Thanks for the trip report, it brings back many memories.

Posted by
1015 posts

Hi, Christa. Your wardrobe sounds very European, filled with black and dark colors. I visited Tallinn last summer. It was great. I really enjoyed the town and all it had to offer. After one day of dealing with the cruise crowds, though, I tried to avoid Toompea Hill and the Old Town during the late morning and afternoon. I did not make it to the Museum of Occupation and Freedom -- definitely on the list of spots to visit for some future return visit. I had a wonderful meal at Farm (as mentioned in the Estonia Forum where we both commented on the same post); there were lots of locals there when I visited, too. As I recall, the restaurant sells itself as serving a modern interpretation of traditional Estonian cuisine.

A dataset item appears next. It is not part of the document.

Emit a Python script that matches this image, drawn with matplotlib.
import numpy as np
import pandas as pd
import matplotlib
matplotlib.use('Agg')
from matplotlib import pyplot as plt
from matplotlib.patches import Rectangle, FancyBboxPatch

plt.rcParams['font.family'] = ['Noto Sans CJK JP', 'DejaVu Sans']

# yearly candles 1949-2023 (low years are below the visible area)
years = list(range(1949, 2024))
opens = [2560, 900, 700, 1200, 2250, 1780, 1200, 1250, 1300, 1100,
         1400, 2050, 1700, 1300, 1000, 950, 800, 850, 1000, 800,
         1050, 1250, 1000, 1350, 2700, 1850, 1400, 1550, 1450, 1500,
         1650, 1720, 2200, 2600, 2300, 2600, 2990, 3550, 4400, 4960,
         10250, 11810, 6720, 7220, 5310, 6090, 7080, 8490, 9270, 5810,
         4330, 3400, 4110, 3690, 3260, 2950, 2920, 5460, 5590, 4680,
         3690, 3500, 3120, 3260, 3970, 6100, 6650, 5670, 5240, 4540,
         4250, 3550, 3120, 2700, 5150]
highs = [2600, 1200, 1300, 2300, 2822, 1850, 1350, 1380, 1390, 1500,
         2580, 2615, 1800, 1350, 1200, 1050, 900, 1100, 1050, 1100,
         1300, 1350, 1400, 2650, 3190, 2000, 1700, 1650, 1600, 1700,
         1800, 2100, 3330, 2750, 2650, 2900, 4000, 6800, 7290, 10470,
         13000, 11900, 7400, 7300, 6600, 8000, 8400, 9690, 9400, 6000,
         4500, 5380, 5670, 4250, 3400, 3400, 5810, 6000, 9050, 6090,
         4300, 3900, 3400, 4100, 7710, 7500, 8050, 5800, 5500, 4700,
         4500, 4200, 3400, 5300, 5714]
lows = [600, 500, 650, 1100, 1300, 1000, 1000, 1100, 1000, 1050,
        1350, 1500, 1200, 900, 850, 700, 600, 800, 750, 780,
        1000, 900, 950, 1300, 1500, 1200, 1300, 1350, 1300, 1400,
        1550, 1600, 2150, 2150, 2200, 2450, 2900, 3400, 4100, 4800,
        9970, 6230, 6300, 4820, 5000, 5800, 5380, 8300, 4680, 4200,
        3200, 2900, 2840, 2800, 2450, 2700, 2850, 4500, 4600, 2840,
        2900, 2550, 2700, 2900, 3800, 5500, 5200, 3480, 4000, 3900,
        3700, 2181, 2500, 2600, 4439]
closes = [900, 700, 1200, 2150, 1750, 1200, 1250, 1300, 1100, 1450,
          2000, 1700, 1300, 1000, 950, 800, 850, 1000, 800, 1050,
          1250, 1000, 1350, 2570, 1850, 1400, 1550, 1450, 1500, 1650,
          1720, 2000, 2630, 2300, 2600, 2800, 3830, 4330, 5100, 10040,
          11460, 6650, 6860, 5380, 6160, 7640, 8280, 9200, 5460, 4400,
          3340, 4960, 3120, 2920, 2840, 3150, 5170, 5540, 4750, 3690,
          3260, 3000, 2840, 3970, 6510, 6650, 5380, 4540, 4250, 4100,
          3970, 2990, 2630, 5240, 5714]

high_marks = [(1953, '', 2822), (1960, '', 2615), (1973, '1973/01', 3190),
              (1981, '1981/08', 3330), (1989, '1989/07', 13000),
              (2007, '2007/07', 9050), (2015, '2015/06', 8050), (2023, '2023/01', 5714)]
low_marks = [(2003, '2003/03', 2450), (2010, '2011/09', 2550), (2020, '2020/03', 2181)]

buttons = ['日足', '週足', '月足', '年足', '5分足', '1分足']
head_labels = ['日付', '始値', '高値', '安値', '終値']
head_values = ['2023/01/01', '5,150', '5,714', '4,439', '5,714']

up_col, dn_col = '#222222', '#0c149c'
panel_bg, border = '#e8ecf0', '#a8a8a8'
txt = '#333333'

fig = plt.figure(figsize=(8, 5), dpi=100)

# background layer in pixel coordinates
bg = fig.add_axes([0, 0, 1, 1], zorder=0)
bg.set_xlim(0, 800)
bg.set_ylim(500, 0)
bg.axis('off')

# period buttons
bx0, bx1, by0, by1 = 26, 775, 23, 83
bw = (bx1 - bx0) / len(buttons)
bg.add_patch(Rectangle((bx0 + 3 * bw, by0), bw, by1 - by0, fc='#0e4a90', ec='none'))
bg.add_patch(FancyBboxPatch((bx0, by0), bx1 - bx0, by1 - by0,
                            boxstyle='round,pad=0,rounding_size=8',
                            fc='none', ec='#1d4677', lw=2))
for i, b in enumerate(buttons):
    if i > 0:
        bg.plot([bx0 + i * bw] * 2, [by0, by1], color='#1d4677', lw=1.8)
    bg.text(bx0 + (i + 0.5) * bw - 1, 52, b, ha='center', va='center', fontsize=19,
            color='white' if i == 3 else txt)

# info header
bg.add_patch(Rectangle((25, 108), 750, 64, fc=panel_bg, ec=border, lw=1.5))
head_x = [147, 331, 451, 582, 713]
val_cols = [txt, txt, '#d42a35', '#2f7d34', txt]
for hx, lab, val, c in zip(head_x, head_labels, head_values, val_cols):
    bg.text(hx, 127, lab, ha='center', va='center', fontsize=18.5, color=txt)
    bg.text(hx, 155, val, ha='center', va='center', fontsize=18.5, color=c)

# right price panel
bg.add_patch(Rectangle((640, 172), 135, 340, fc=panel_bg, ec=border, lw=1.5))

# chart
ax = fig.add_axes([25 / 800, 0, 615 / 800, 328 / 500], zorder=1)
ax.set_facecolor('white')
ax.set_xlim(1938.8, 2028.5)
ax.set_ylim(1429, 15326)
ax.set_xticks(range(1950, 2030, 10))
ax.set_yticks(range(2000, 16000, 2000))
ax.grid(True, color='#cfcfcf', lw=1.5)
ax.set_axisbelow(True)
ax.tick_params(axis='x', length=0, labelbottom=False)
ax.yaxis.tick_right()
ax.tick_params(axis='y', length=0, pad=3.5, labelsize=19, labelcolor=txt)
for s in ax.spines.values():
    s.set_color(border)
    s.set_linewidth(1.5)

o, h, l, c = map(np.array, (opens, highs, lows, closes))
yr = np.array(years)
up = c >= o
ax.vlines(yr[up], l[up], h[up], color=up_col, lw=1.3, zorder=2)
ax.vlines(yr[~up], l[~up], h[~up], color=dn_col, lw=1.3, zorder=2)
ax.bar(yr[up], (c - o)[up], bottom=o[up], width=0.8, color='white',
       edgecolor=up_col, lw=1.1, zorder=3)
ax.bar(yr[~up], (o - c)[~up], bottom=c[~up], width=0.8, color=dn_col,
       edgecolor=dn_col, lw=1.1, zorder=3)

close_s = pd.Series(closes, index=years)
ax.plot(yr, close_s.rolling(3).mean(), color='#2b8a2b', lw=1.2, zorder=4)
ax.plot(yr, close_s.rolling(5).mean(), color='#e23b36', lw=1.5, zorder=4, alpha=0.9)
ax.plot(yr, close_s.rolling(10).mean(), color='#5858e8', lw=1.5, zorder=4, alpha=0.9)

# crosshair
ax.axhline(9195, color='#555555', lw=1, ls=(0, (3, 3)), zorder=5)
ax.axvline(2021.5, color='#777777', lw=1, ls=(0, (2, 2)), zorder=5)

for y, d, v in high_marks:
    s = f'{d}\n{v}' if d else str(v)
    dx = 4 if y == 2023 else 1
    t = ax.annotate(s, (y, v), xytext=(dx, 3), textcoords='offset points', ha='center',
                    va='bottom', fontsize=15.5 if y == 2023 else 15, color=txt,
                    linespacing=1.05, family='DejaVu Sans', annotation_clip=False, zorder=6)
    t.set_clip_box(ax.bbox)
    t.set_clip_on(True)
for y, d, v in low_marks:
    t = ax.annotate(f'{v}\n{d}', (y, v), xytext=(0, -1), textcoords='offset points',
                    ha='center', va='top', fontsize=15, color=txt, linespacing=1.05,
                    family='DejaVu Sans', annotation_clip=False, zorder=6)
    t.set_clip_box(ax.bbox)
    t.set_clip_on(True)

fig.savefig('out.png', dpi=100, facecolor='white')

Enjoyed Part 1 of the report... now off to read the other parts!

Posted by
1903 posts

Dave—Another restaurant I hoped to return to but didn’t was MEKK—which is an acronym for modern Estonian cuisine—in the Savoy Hotel—it’s still well-reviewed and I ate there as I stayed at the hotel my first trip, which was in early September so the weather was much nicer.

Barbara—I really, really wanted to buy a wool capelet type thing but it was the start of my trip and I had a feeling there wouldn’t be enough room in my suitcase 😔

Posted by
420 posts

This city has been on my todo list for awhile. Sounds wonderful.